La richesse de la rencontre et des textes écrits par les collégiens touche aussi les slameurs. "On a été surpris par le contenu des textes, ils sont assez forts et on aime ça. Partager notre culture c'est un plaisir et nous venons aussi nous enrichir ici.Pour nous le slam c’est essentiel car c’est écouté par toutes les générations les enfants, les jeunes et les personnes agées. La parole est mise en avant et c'est un message plus audible que certains morceaux où on entend plus la musicalité que la parole."
Avant de déclamer, Rachid Moulay, un des membres du groupe Afrikan'Da a proposé des exercices de vocalises et de diction aux apprentis slameurs.
Un bon texte de slam repose sur la diction .Si tu veux te faire entendre et comprendre il faut une bonne diction
Rachid Moulay , slameur du groupe Afrikan'Da
Une bonne diction qui permet aussi de prendre confiance, trouver sa personnalité de slameur ou simplement prendre la parole en public. "Chez nous au Burkina Faso, il y a des élèves qui s'inscrivent dans des ateliers de slam uniquement pour la prise de parole, ils ne veulent pas devenir slameurs"
Plumes d'Afrique et ses 10 bougies
Marie Blozon, Présidente du réseau Afrique 37 et du festival Plumes d'Afrique a constaté une évolution entre les 1ères éditions et aujourd’hui. Cette professeure d’histoire-géographie aujourd’hui en retraite se souvient.
"Quand nous avons commencé ce festival, dans le grand public il y avait une vision quasi uniquement misérabiliste de l’Afrique, c’est-à-dire qu’on connaissait la musique africaine et rien d’autre. Les choses ont changé, le public sait aujourd’hui qu’en Afrique, il n’y a pas seulement des musiciens mais d’autres artistes et on essaie vraiment d’expliquer ça un peu partout "
Il n’y a pas "une" mais "des" cultures africaines. On pense que c’est par les rencontres interculturelles qu’on peut éloigner les préjugés
Marie Bolzon, présidente du festival Plumes d'Afrique
Impossible de résumer ce programme de festivités, de concerts, de spectacles mais aussi de conférences , tables rondes sur la voix des femmes ou l’éducation des jeunes filles en Afrique, Soutenu par la région Centre-Val de Loire, Plumes d'Afrique proposera aussi un focus sur la Mauritanie. Tout le programme du festivalest à découvrir sur le site de Plumes d'Afrique.
Le Temps fort du festival se déroule le week-end du 25 et 26 novembre avec le Salon des plumes d’Afrique, à l’hôtel de ville de Tours.

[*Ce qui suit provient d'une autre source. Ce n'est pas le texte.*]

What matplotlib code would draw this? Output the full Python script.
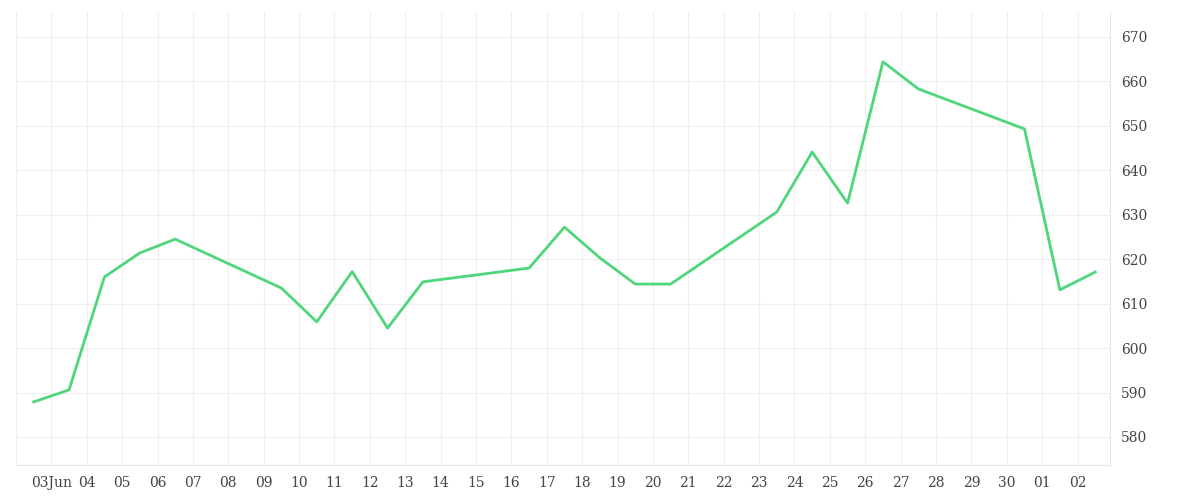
import matplotlib
matplotlib.use("Agg")
import matplotlib.pyplot as plt
import matplotlib.dates as mdates
import pandas as pd

dates = ["2024-06-02","2024-06-03","2024-06-04","2024-06-05","2024-06-06","2024-06-09","2024-06-10",
         "2024-06-11","2024-06-12","2024-06-13","2024-06-16","2024-06-17","2024-06-18","2024-06-19",
         "2024-06-20","2024-06-23","2024-06-24","2024-06-25","2024-06-26","2024-06-27","2024-06-30",
         "2024-07-01","2024-07-02"]
values = [587.9,590.6,616.0,621.4,624.5,613.5,605.9,617.2,604.5,614.9,618.0,627.2,620.3,614.4,
          614.4,630.6,644.1,632.6,664.4,658.3,649.3,613.1,617.1]
yticks = [580,590,600,610,620,630,640,650,660,670]

x = pd.to_datetime(dates) + pd.Timedelta(hours=12)

fig = plt.figure(figsize=(12,5), dpi=100)
ax = fig.add_axes([16/1200, 1-465/500, (1110-16)/1200, (465-12)/500])
ax.plot(x, values, color="#4fd67b", lw=2)

ticks = pd.date_range("2024-06-03", "2024-07-02", freq="D")
ax.set_xticks(ticks)
ax.set_xticklabels([("03Jun" if i == 0 else t.strftime("%d")) for i, t in enumerate(ticks)])
ax.set_xticks(pd.date_range("2024-06-02", "2024-07-02", freq="D"), minor=True)
ax.set_xlim(pd.Timestamp("2024-06-02"), pd.Timestamp("2024-07-02 22:00"))
ax.set_ylim(573.7, 675.6)
ax.set_yticks(yticks)
ax.yaxis.tick_right()
ax.grid(True, which="both", color="#efefef", lw=0.8)
ax.tick_params(which="both", length=0, labelsize=10, colors="#444444", pad=8)
for s in ax.spines.values():
    s.set_visible(False)
ax.spines["right"].set_visible(True); ax.spines["right"].set_color("#e6e6e6")
ax.spines["bottom"].set_visible(True); ax.spines["bottom"].set_color("#e6e6e6")
for lab in ax.get_xticklabels() + ax.get_yticklabels():
    lab.set_family("DejaVu Serif")
fig.savefig("out.png")
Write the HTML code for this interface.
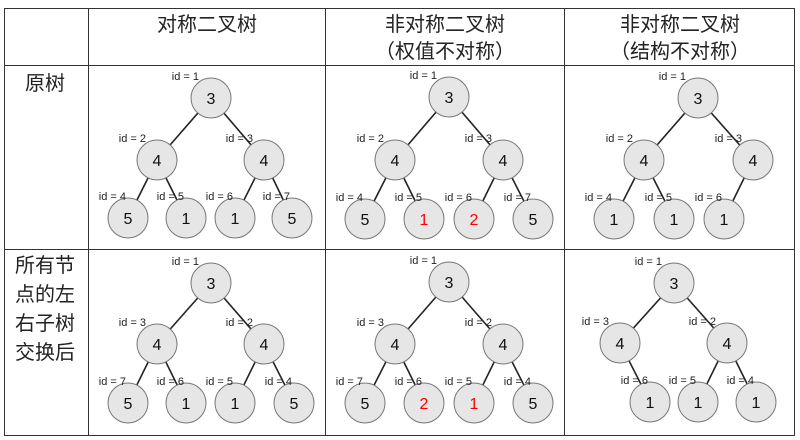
<!DOCTYPE html>
<html><head><meta charset="utf-8"><style>
body{margin:0;background:#fff;width:800px;height:440px;overflow:hidden}
svg{display:block}
.h{font-family:"Liberation Sans","Noto Sans CJK SC",sans-serif;font-size:20px;fill:#222}
.n circle{fill:#e6e6e6;stroke:#777;stroke-width:1}
.v{font-family:"Liberation Sans",sans-serif;font-size:16px;text-anchor:middle;fill:#111}
.r{fill:#f00}
.l{font-family:"Liberation Sans",sans-serif;font-size:11px;text-anchor:end;fill:#222}
line.e{stroke:#222;stroke-width:1.6}
</style></head><body>
<svg width="800" height="440" viewBox="0 0 800 440">
<g stroke="#333" stroke-width="1" fill="none">
<rect x="4.5" y="8.5" width="790" height="427"/>
<line x1="88.5" y1="8" x2="88.5" y2="436"/>
<line x1="325.5" y1="8" x2="325.5" y2="436"/>
<line x1="564.5" y1="8" x2="564.5" y2="436"/>
<line x1="4" y1="65.5" x2="795" y2="65.5"/>
<line x1="4" y1="249.5" x2="795" y2="249.5"/>
</g>
<text class="h" x="207" y="31" text-anchor="middle">对称二叉树</text>
<text class="h" x="445" y="31" text-anchor="middle">非对称二叉树</text>
<text class="h" x="445" y="58" text-anchor="middle">（权值不对称）</text>
<text class="h" x="680" y="31" text-anchor="middle">非对称二叉树</text>
<text class="h" x="680" y="58" text-anchor="middle">（结构不对称）</text>
<text class="h" x="45" y="90" text-anchor="middle">原树</text>
<text class="h" x="45" y="272" text-anchor="middle">所有节</text>
<text class="h" x="45" y="301" text-anchor="middle">点的左</text>
<text class="h" x="45" y="330" text-anchor="middle">右子树</text>
<text class="h" x="45" y="359" text-anchor="middle">交换后</text>

<!-- T1R1 -->
<line class="e" x1="211" y1="98" x2="157" y2="160"/><line class="e" x1="211" y1="98" x2="264" y2="160"/>
<line class="e" x1="157" y1="160" x2="128" y2="218"/><line class="e" x1="157" y1="160" x2="186" y2="218"/>
<line class="e" x1="264" y1="160" x2="235" y2="218"/><line class="e" x1="264" y1="160" x2="292" y2="218"/>
<g class="n">
<circle cx="211" cy="98" r="20"/><circle cx="157" cy="160" r="20"/><circle cx="264" cy="160" r="20"/>
<circle cx="128" cy="218" r="20"/><circle cx="186" cy="218" r="20"/><circle cx="235" cy="218" r="20"/><circle cx="292" cy="218" r="20"/>
</g>
<text class="v" x="211" y="104">3</text><text class="v" x="157" y="166">4</text><text class="v" x="264" y="166">4</text>
<text class="v" x="128" y="224">5</text><text class="v" x="186" y="224">1</text><text class="v" x="235" y="224">1</text><text class="v" x="292" y="224">5</text>
<text class="l" x="199" y="80">id = 1</text><text class="l" x="146" y="142">id = 2</text><text class="l" x="253" y="142">id = 3</text>
<text class="l" x="126" y="200">id = 4</text><text class="l" x="184" y="200">id = 5</text><text class="l" x="233" y="200">id = 6</text><text class="l" x="290" y="200">id = 7</text>

<!-- T2R1 -->
<line class="e" x1="449" y1="97" x2="395" y2="160"/><line class="e" x1="449" y1="97" x2="503" y2="160"/>
<line class="e" x1="395" y1="160" x2="365" y2="219"/><line class="e" x1="395" y1="160" x2="424" y2="219"/>
<line class="e" x1="503" y1="160" x2="474" y2="219"/><line class="e" x1="503" y1="160" x2="533" y2="219"/>
<g class="n">
<circle cx="449" cy="97" r="20"/><circle cx="395" cy="160" r="20"/><circle cx="503" cy="160" r="20"/>
<circle cx="365" cy="219" r="20"/><circle cx="424" cy="219" r="20"/><circle cx="474" cy="219" r="20"/><circle cx="533" cy="219" r="20"/>
</g>
<text class="v" x="449" y="103">3</text><text class="v" x="395" y="166">4</text><text class="v" x="503" y="166">4</text>
<text class="v" x="365" y="225">5</text><text class="v r" x="424" y="225">1</text><text class="v r" x="474" y="225">2</text><text class="v" x="533" y="225">5</text>
<text class="l" x="437" y="79">id = 1</text><text class="l" x="384" y="142">id = 2</text><text class="l" x="492" y="142">id = 3</text>
<text class="l" x="363" y="201">id = 4</text><text class="l" x="422" y="201">id = 5</text><text class="l" x="472" y="201">id = 6</text><text class="l" x="531" y="201">id = 7</text>

<!-- T3R1 -->
<line class="e" x1="698" y1="98" x2="644" y2="160"/><line class="e" x1="698" y1="98" x2="753" y2="160"/>
<line class="e" x1="644" y1="160" x2="614" y2="219"/><line class="e" x1="644" y1="160" x2="674" y2="219"/>
<line class="e" x1="753" y1="160" x2="724" y2="219"/>
<g class="n">
<circle cx="698" cy="98" r="20"/><circle cx="644" cy="160" r="20"/><circle cx="753" cy="160" r="20"/>
<circle cx="614" cy="219" r="20"/><circle cx="674" cy="219" r="20"/><circle cx="724" cy="219" r="20"/>
</g>
<text class="v" x="698" y="104">3</text><text class="v" x="644" y="166">4</text><text class="v" x="753" y="166">4</text>
<text class="v" x="614" y="225">1</text><text class="v" x="674" y="225">1</text><text class="v" x="724" y="225">1</text>
<text class="l" x="686" y="80">id = 1</text><text class="l" x="633" y="142">id = 2</text><text class="l" x="742" y="142">id = 3</text>
<text class="l" x="612" y="201">id = 4</text><text class="l" x="672" y="201">id = 5</text><text class="l" x="722" y="201">id = 6</text>

<!-- T1R2 -->
<line class="e" x1="211" y1="283" x2="157" y2="344"/><line class="e" x1="211" y1="283" x2="264" y2="344"/>
<line class="e" x1="157" y1="344" x2="128" y2="403"/><line class="e" x1="157" y1="344" x2="186" y2="403"/>
<line class="e" x1="264" y1="344" x2="235" y2="403"/><line class="e" x1="264" y1="344" x2="294" y2="403"/>
<g class="n">
<circle cx="211" cy="283" r="20"/><circle cx="157" cy="344" r="20"/><circle cx="264" cy="344" r="20"/>
<circle cx="128" cy="403" r="20"/><circle cx="186" cy="403" r="20"/><circle cx="235" cy="403" r="20"/><circle cx="294" cy="403" r="20"/>
</g>
<text class="v" x="211" y="289">3</text><text class="v" x="157" y="350">4</text><text class="v" x="264" y="350">4</text>
<text class="v" x="128" y="409">5</text><text class="v" x="186" y="409">1</text><text class="v" x="235" y="409">1</text><text class="v" x="294" y="409">5</text>
<text class="l" x="199" y="265">id = 1</text><text class="l" x="146" y="326">id = 3</text><text class="l" x="253" y="326">id = 2</text>
<text class="l" x="126" y="385">id = 7</text><text class="l" x="184" y="385">id = 6</text><text class="l" x="233" y="385">id = 5</text><text class="l" x="292" y="385">id = 4</text>

<!-- T2R2 -->
<line class="e" x1="449" y1="282" x2="395" y2="344"/><line class="e" x1="449" y1="282" x2="503" y2="344"/>
<line class="e" x1="395" y1="344" x2="365" y2="403"/><line class="e" x1="395" y1="344" x2="424" y2="403"/>
<line class="e" x1="503" y1="344" x2="474" y2="403"/><line class="e" x1="503" y1="344" x2="533" y2="403"/>
<g class="n">
<circle cx="449" cy="282" r="20"/><circle cx="395" cy="344" r="20"/><circle cx="503" cy="344" r="20"/>
<circle cx="365" cy="403" r="20"/><circle cx="424" cy="403" r="20"/><circle cx="474" cy="403" r="20"/><circle cx="533" cy="403" r="20"/>
</g>
<text class="v" x="449" y="288">3</text><text class="v" x="395" y="350">4</text><text class="v" x="503" y="350">4</text>
<text class="v" x="365" y="409">5</text><text class="v r" x="424" y="409">2</text><text class="v r" x="474" y="409">1</text><text class="v" x="533" y="409">5</text>
<text class="l" x="437" y="264">id = 1</text><text class="l" x="384" y="326">id = 3</text><text class="l" x="492" y="326">id = 2</text>
<text class="l" x="363" y="385">id = 7</text><text class="l" x="422" y="385">id = 6</text><text class="l" x="472" y="385">id = 5</text><text class="l" x="531" y="385">id = 4</text>

<!-- T3R2 -->
<line class="e" x1="674" y1="283" x2="620" y2="343"/><line class="e" x1="674" y1="283" x2="727" y2="343"/>
<line class="e" x1="620" y1="343" x2="650" y2="402"/>
<line class="e" x1="727" y1="343" x2="698" y2="402"/><line class="e" x1="727" y1="343" x2="756" y2="402"/>
<g class="n">
<circle cx="674" cy="283" r="20"/><circle cx="620" cy="343" r="20"/><circle cx="727" cy="343" r="20"/>
<circle cx="650" cy="402" r="20"/><circle cx="698" cy="402" r="20"/><circle cx="756" cy="402" r="20"/>
</g>
<text class="v" x="674" y="289">3</text><text class="v" x="620" y="349">4</text><text class="v" x="727" y="349">4</text>
<text class="v" x="650" y="408">1</text><text class="v" x="698" y="408">1</text><text class="v" x="756" y="408">1</text>
<text class="l" x="662" y="265">id = 1</text><text class="l" x="609" y="325">id = 3</text><text class="l" x="716" y="325">id = 2</text>
<text class="l" x="648" y="384">id = 6</text><text class="l" x="696" y="384">id = 5</text><text class="l" x="754" y="384">id = 4</text>
</svg>
</body></html>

La compagnie d'échassiers Afuma, accompagnera le public, de la gare de Tours à la mairie. Une déambulation spectaculaire qui cloturera 40 heures d'ateliers dans les écoles d'Indre-et Loire et une quinzaine de spectacles. Perchés sur des échasses à 3 mètres du sol accompagnés d'un griot, ces échassiers du Togo ont associé des influences circassiennes contemporaines à leur tradition ancestrale.
Le salon Plumes d'Afrique proposera des rencontres avec des écrivains, des poètes, des tables rondes avec des historiens mais aussi un défilé de mode et des animations..
Le groupe Afrikan'Da participera à ce salon dès le matin avant une soirée concert, à partir de 18h au Bateau Ivre, à Tours, le 25 novembre. En première partie, certains des jeunes participants aux ateliers de slam dans les écoles ou les centres sociaux, pourront déclamer leurs textes sur scène. Une dizaine de collégiens de Bléré seront présents à cette scène ouverte.Un vrai défi, devant un vrai public !
Le bouillonnement artistique et littéraire de cette 10ème édition de Plumes d'Afrique, va rayonner tout le mois de novembre en Touraine et certaines expositions se prolongeront jusqu’en janvier 2024.